Let me put it this way...I know for a FACT that not everybody reading this article will agree 100% with every bit of training information I put forward. That's totally fine with me! In fact, I prefer it that way because it means I'm pushing the envelope.
It then comes down to how you feel about the reasoning behind the techniques and your willingness to give the techniques a fair try. It's the same thing when you have 2 trainers who disagree - heck, they may BOTH be wrong!
4. The Gut Check
Ever heard the phrase "if it sounds too good to be true, it probably is?" If some diet program makes insane claims, they'd better have proof to back it up. Lose 10 lbs in your first week? It's possible...if that 10 lbs is mostly water.
At the same time, don't be fooled by people who claim that fast results AREN'T possible. Because I can tell you from experience, you CAN see quick results IF you've got the right training and nutritional program.

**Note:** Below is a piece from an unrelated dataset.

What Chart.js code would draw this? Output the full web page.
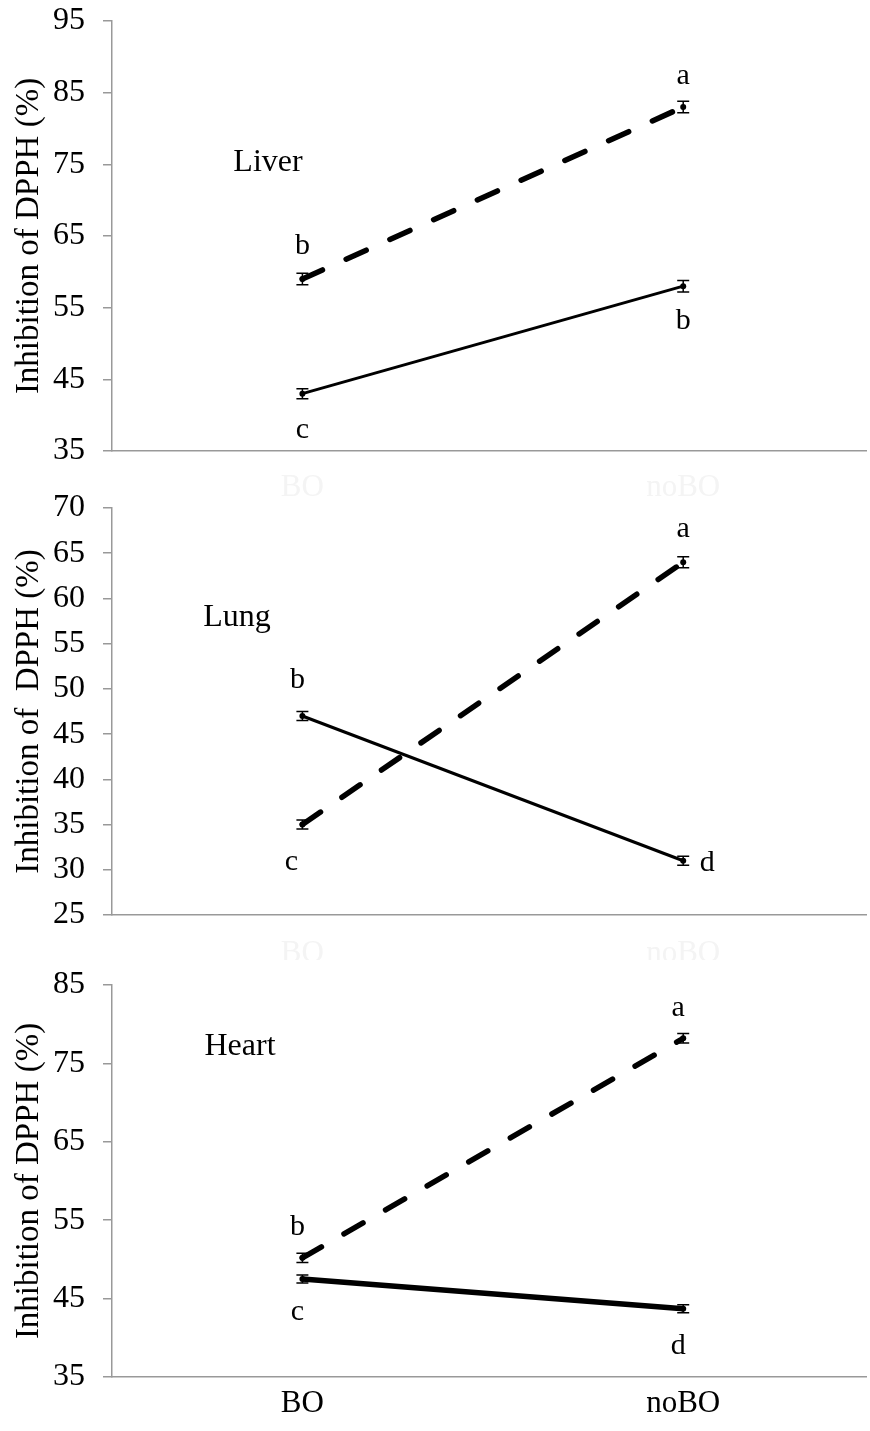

Many people want you to believe you have settle for less because THEY have settled for less and don't know how to get more.
There's a happy medium in that respect...don't be afraid to try for big results but temper your expectations because there's a reason those ads all have to have small print that says "results aren't typical."
5. Doing SOMETHING is Always Better Than Doing NOTHING
If you're sitting on the couch, eating potato chips and watching 8 hours of TV a day because two different coaches said two different things about training and you don't know who to believe, I can promise you that the answer won't come to you on reruns of the Cosby Show.
Likewise, the person who has all the theoretical training knowledge in the world but who doesn't put any of it into practice is NOT better off than the person who knows hardly anything about training but who goes for a walk every day and tries to eat more fruits and vegetables.
So even if you're getting conflicting advice, use your best judgement and DO something. If it's not working after a few weeks, you can change. There's no contract to sign.
6. How Do You Tell When Information is BAD?
There will be times when information is just plain bad. That's when you go to your resources...ask people you trust (I'm happy to help you with questions you have about training info), post a note on a forum that has good people on it, do some research online.
If something doesn't smell right about the information, definitely do a little research before trying it out.
The bottom line with all these tips is that contradictions in training information are a fact of life...they'll always be very knowledgeable, well-educated people who disagree completely about different aspects of fitness.
But don't let contradictions stop you from moving forward and forming a plan of action...chances are, these contradictions won't matter a hill of beans in terms of your overall results.
Long-duration cardio or intervals? I prefer intervals but it's not wrong to do long-duration cardio if it works better for YOU (just ask my wife!).